He learned about the Moscow trip after checking the app on his phone and seeing the fare breakdown Uber provided.
"It was my Uber account," he said. "Someone has literally logged on to the app as me in Russia and taken a taxi. It's really bizarre."
Laird's beneficiaries took a 13km trip from the city's Airport District, ending in Moscow's picturesque Khamovniki neighbourhood.
The journey appeared to have ended at a bus terminal at Luzhnetskaya Naberezhnaya, near the Moskva River.
Laird said he had never been to Russia.
The app showed the Muscovite taxi driver picked up its passengers in a BMW M5 luxury sedan, Laird told the Herald on Sunday.
"They got a nice ride. I haven't been picked up by an M5 in Auckland for a bit."
Laird said although the $47 fare was more than any taxi trip he'd ever taken in Auckland, he was less worried about the money and more about potentially wider security issues. "I would have thought they'd be bank-grade security, in terms of not having people able to pose as someone else's account."

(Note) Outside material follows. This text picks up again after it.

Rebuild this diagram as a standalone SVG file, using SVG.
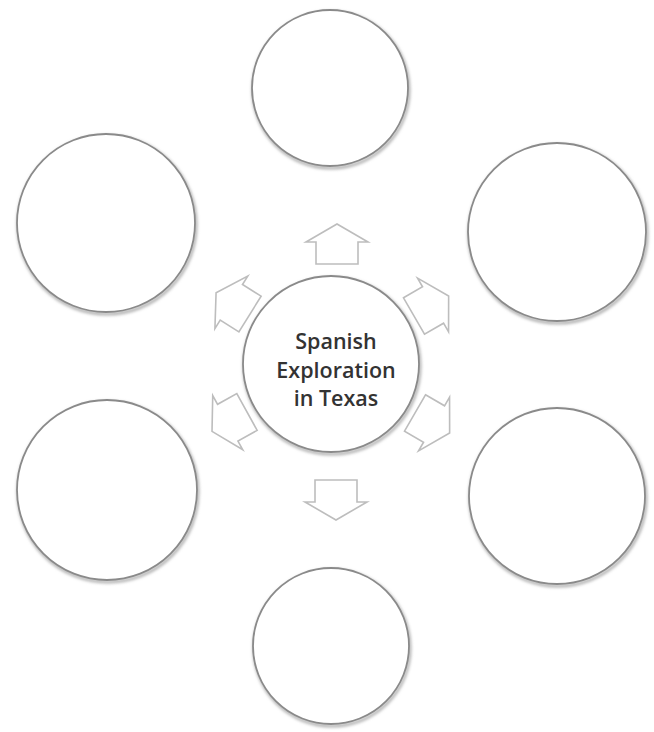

He called his bank yesterday and asked it to dispute the charge.
He expected to be reimbursed.
Bank staff told him they were dealing with "a fair bit of fraud" but they did not mention Uber.
He said he'd been using the app for two years and this was the first problem he'd had with it.
Laird, who works in logistics, said he wondered if someone had "dropped the ball" on security - but he'd keep using Uber.
"It's great price, it's convenient and it's a great service."
The identity of the people who took the taxi was, for now, a mystery.
Uber did not respond to a request for comment.
The company website said the most common fraudulent activity Uber detected was when riders created multiple accounts to get free rides with a "first-time users" promotion.
Uber was launched overseas in 2009 and now offers services in hundreds of cities worldwide.